This seems to occur to a much lesser extent in traditional math courses – for instance, calculus is segmented out pretty well:

- Calculus I ~ single-variable differential calculus
- Calculus II ~ single-variable integral calculus
- Calculus III ~ multivariable calculus
- Real Analysis ~ proof-based calculus (loosely speaking)

But it seems like in ML, everything is just kind of thrown together into a big stew and different resources cover different cross-sections.

The two “canonical” ML books that come to mind are Bishop and ESL, both weighing in at 700+ pages. There are calculus books that big, but that’s because they cover Calculus I, II, and III all together!

I already anticipated that we’d need to break ML into two different semester-long courses, classical ML and then deep learning:

- Classical ML would cover linear regression through decision trees and MLPs (plus other standard stuff like naive Bayes, clustering, PCA, etc.)... maaaaybe a brief intro to CNNs.
- Deep learning would start at CNNs and cover the zoo of other architectures, also GANs, diffusion models, etc.

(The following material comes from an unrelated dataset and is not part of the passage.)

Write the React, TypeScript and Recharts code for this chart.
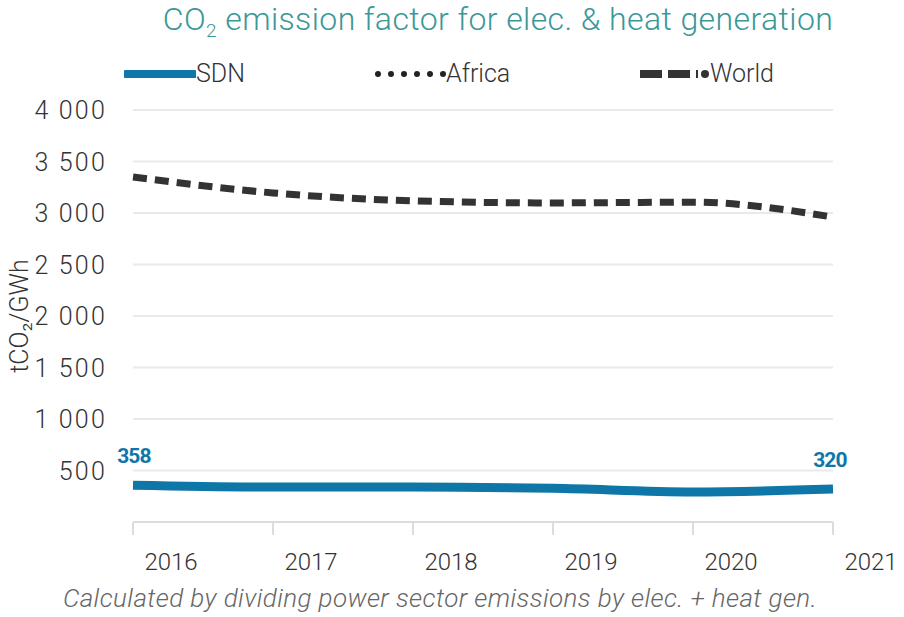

But it’s looking like we might need to segment further. Just looking at the linear regression learning pathway, Bayesian stats is one boundary where I’d draw the line of “beyond the scope of a semester-long classical ML course.”

- Fitting a linear regression to data via pseudoinverse & gradient descent? Yeah, I'd obviously include that.
- Constructing confidence intervals for linear regression coefficients? Starting to get into the gray area between ML and stats.
- Bayesian linear regression, where you factor in a prior distribution? Seems out-of-scope for a ML course. I would put that in a "Bayesian stats" course instead, an offshoot that would come after a typical prob/stats course.

But I’d still want to include naive Bayes classifiers, of course. Naive Bayes is solidly in classical ML.

Probably, the general rule should be this: instead of trying to match up with ML textbook coverage, I should focus on syllabi for standard ML courses at serious universities.

I guess this is all sort of obvious in hindsight, but the thing that threw me off is I was coming in with the mindset of “we need to cover the superset of all the content covered in the major textbooks,” which we’re able to do quite well for traditional math.

For ML, the rule will have to be amended to “we need to cover the superset of all the content covered in standard university course syllabi.”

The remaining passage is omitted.